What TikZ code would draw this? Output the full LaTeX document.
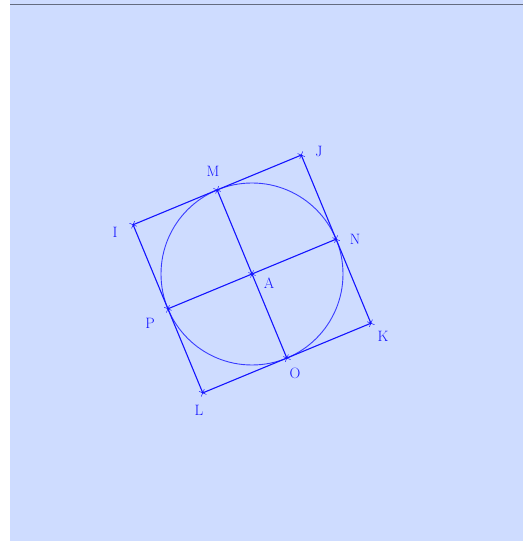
\documentclass[tikz,border=0pt]{standalone}
\usetikzlibrary{calc}
\definecolor{bgblue}{RGB}{206,220,255}
\definecolor{topline}{RGB}{100,108,128}
\definecolor{geo}{RGB}{20,20,255}
\tikzset{
  geoline/.style={draw=geo,line width=1.1pt},
  circline/.style={draw=geo!80!bgblue,line width=0.9pt},
  lbl/.style={text=geo,font=\fontsize{15}{17}\selectfont,inner sep=0pt},
  crossmark/.pic={\draw[geo,line width=0.5pt] (-2.8,-2.8)--(2.8,2.8) (-2.8,2.8)--(2.8,-2.8);}
}
\begin{document}
\begin{tikzpicture}[x=1pt,y=1pt]
\useasboundingbox (0,0) rectangle (523,541);
\fill[bgblue] (10,0) rectangle (523,541);
\draw[topline,line width=1pt] (10,536) -- (523,536);
\coordinate (A) at (252,267);
\def\r{91}
\coordinate (M) at ($(A)+(112.5:\r)$);
\coordinate (N) at ($(A)+(22.5:\r)$);
\coordinate (O) at ($(A)+(-67.5:\r)$);
\coordinate (P) at ($(A)+(202.5:\r)$);
\coordinate (J) at ($(A)+(67.5:128.7)$);
\coordinate (K) at ($(A)+(-22.5:128.7)$);
\coordinate (L) at ($(A)+(-112.5:128.7)$);
\coordinate (I) at ($(A)+(157.5:128.7)$);
\draw[circline] (A) circle (\r);
\draw[geoline] (I) -- (J) -- (K) -- (L) -- cycle;
\draw[geoline] (M) -- (O);
\draw[geoline] (P) -- (N);
\foreach \p in {A,M,N,O,P,I,J,K,L} \pic[rotate=22.5] at (\p) {crossmark};
\node[lbl] (lI) at (115,309) {I};
\node[lbl] (lJ) at (319,389) {J};
\node[lbl] (lM) at (213,370) {M};
\node[lbl] (lN) at (355,302) {N};
\node[lbl] (lA) at (269,258) {A};
\node[lbl] (lP) at (150,218) {P};
\node[lbl] (lK) at (383,205) {K};
\node[lbl] (lL) at (199,131) {L};
\node[lbl] (lO) at (295,168) {O};
\end{tikzpicture}
\end{document}
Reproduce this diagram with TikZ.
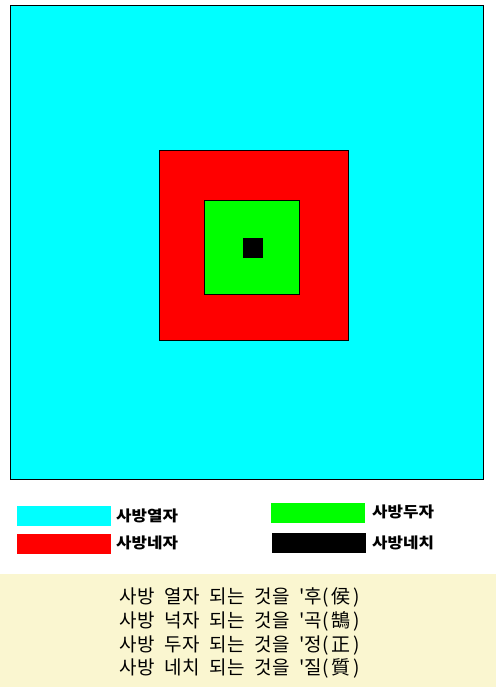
\documentclass[tikz,border=0pt]{standalone}
\usepackage{fontspec}
\newfontfamily\kr{Noto Sans CJK KR}
\definecolor{cyanc}{RGB}{0,255,255}
\definecolor{redc}{RGB}{255,0,0}
\definecolor{greenc}{RGB}{0,255,0}
\definecolor{beige}{RGB}{250,246,208}
\newcommand\gapk{\hspace{10pt}}
\newcommand\parenk[1]{(\hspace{3pt}#1\hspace{3pt})}
\newcommand\legk[1]{\scalebox{1.12}[1]{#1}}
\begin{document}
\begin{tikzpicture}[x=1pt,y=-1pt,
  sq/.style={draw=black,line width=1pt},
  lab/.style={anchor=west,inner sep=0pt,font=\kr\bfseries\fontsize{15}{17}\selectfont},
  line/.style={anchor=center,inner sep=0pt,font=\kr\fontsize{19}{21}\selectfont}]
\useasboundingbox (0,0) rectangle (496,687);
\fill[white] (0,0) rectangle (496,687);
% squares
\filldraw[sq,fill=cyanc] (10,6) rectangle (483,479);
\filldraw[sq,fill=redc] (159,151) rectangle (348.5,340.5);
\filldraw[sq,fill=greenc] (204.5,200.5) rectangle (299.5,294.5);
\fill[black] (243,238) rectangle (263,258);
% legend
\fill[cyanc] (17,506) rectangle (111,526);
\fill[redc] (17,534) rectangle (111,554);
\fill[greenc] (271,503) rectangle (365,523);
\fill[black] (272,533) rectangle (366,553);
\node[lab] (l1) at (116,516) {\legk{사방열자}};
\node[lab] (l2) at (116,543) {\legk{사방네자}};
\node[lab] (l3) at (372,512) {\legk{사방두자}};
\node[lab] (l4) at (372,543) {\legk{사방네치}};
% text box
\fill[beige] (0,574) rectangle (496,687);
\node[line] (t1) at (240,597) {사방\gapk 열자\gapk 되는\gapk 것을\gapk '후\parenk{侯}};
\node[line] (t2) at (240,621) {사방\gapk 넉자\gapk 되는\gapk 것을\gapk '곡\parenk{鵠}};
\node[line] (t3) at (240,645) {사방\gapk 두자\gapk 되는\gapk 것을\gapk '정\parenk{正}};
\node[line] (t4) at (240,668) {사방\gapk 네치\gapk 되는\gapk 것을\gapk '질\parenk{質}};
\end{tikzpicture}
\end{document}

※ ※ ※

▸ **Brief**: Transcribe all entries above exactly. Drop the pictures.

▸ **Result of the exercise**:
What TikZ code would draw this? Output the full LaTeX document.
\documentclass[tikz,border=0pt]{standalone}
\usetikzlibrary{calc}
\definecolor{bgblue}{RGB}{206,220,255}
\definecolor{topline}{RGB}{100,108,128}
\definecolor{geo}{RGB}{20,20,255}
\tikzset{
  geoline/.style={draw=geo,line width=1.1pt},
  circline/.style={draw=geo!80!bgblue,line width=0.9pt},
  lbl/.style={text=geo,font=\fontsize{15}{17}\selectfont,inner sep=0pt},
  crossmark/.pic={\draw[geo,line width=0.5pt] (-2.8,-2.8)--(2.8,2.8) (-2.8,2.8)--(2.8,-2.8);}
}
\begin{document}
\begin{tikzpicture}[x=1pt,y=1pt]
\useasboundingbox (0,0) rectangle (523,541);
\fill[bgblue] (10,0) rectangle (523,541);
\draw[topline,line width=1pt] (10,536) -- (523,536);
\coordinate (A) at (252,267);
\def\r{91}
\coordinate (M) at ($(A)+(112.5:\r)$);
\coordinate (N) at ($(A)+(22.5:\r)$);
\coordinate (O) at ($(A)+(-67.5:\r)$);
\coordinate (P) at ($(A)+(202.5:\r)$);
\coordinate (J) at ($(A)+(67.5:128.7)$);
\coordinate (K) at ($(A)+(-22.5:128.7)$);
\coordinate (L) at ($(A)+(-112.5:128.7)$);
\coordinate (I) at ($(A)+(157.5:128.7)$);
\draw[circline] (A) circle (\r);
\draw[geoline] (I) -- (J) -- (K) -- (L) -- cycle;
\draw[geoline] (M) -- (O);
\draw[geoline] (P) -- (N);
\foreach \p in {A,M,N,O,P,I,J,K,L} \pic[rotate=22.5] at (\p) {crossmark};
\node[lbl] (lI) at (115,309) {I};
\node[lbl] (lJ) at (319,389) {J};
\node[lbl] (lM) at (213,370) {M};
\node[lbl] (lN) at (355,302) {N};
\node[lbl] (lA) at (269,258) {A};
\node[lbl] (lP) at (150,218) {P};
\node[lbl] (lK) at (383,205) {K};
\node[lbl] (lL) at (199,131) {L};
\node[lbl] (lO) at (295,168) {O};
\end{tikzpicture}
\end{document}
Reproduce this diagram with TikZ.
\documentclass[tikz,border=0pt]{standalone}
\usepackage{fontspec}
\newfontfamily\kr{Noto Sans CJK KR}
\definecolor{cyanc}{RGB}{0,255,255}
\definecolor{redc}{RGB}{255,0,0}
\definecolor{greenc}{RGB}{0,255,0}
\definecolor{beige}{RGB}{250,246,208}
\newcommand\gapk{\hspace{10pt}}
\newcommand\parenk[1]{(\hspace{3pt}#1\hspace{3pt})}
\newcommand\legk[1]{\scalebox{1.12}[1]{#1}}
\begin{document}
\begin{tikzpicture}[x=1pt,y=-1pt,
  sq/.style={draw=black,line width=1pt},
  lab/.style={anchor=west,inner sep=0pt,font=\kr\bfseries\fontsize{15}{17}\selectfont},
  line/.style={anchor=center,inner sep=0pt,font=\kr\fontsize{19}{21}\selectfont}]
\useasboundingbox (0,0) rectangle (496,687);
\fill[white] (0,0) rectangle (496,687);
% squares
\filldraw[sq,fill=cyanc] (10,6) rectangle (483,479);
\filldraw[sq,fill=redc] (159,151) rectangle (348.5,340.5);
\filldraw[sq,fill=greenc] (204.5,200.5) rectangle (299.5,294.5);
\fill[black] (243,238) rectangle (263,258);
% legend
\fill[cyanc] (17,506) rectangle (111,526);
\fill[redc] (17,534) rectangle (111,554);
\fill[greenc] (271,503) rectangle (365,523);
\fill[black] (272,533) rectangle (366,553);
\node[lab] (l1) at (116,516) {\legk{사방열자}};
\node[lab] (l2) at (116,543) {\legk{사방네자}};
\node[lab] (l3) at (372,512) {\legk{사방두자}};
\node[lab] (l4) at (372,543) {\legk{사방네치}};
% text box
\fill[beige] (0,574) rectangle (496,687);
\node[line] (t1) at (240,597) {사방\gapk 열자\gapk 되는\gapk 것을\gapk '후\parenk{侯}};
\node[line] (t2) at (240,621) {사방\gapk 넉자\gapk 되는\gapk 것을\gapk '곡\parenk{鵠}};
\node[line] (t3) at (240,645) {사방\gapk 두자\gapk 되는\gapk 것을\gapk '정\parenk{正}};
\node[line] (t4) at (240,668) {사방\gapk 네치\gapk 되는\gapk 것을\gapk '질\parenk{質}};
\end{tikzpicture}
\end{document}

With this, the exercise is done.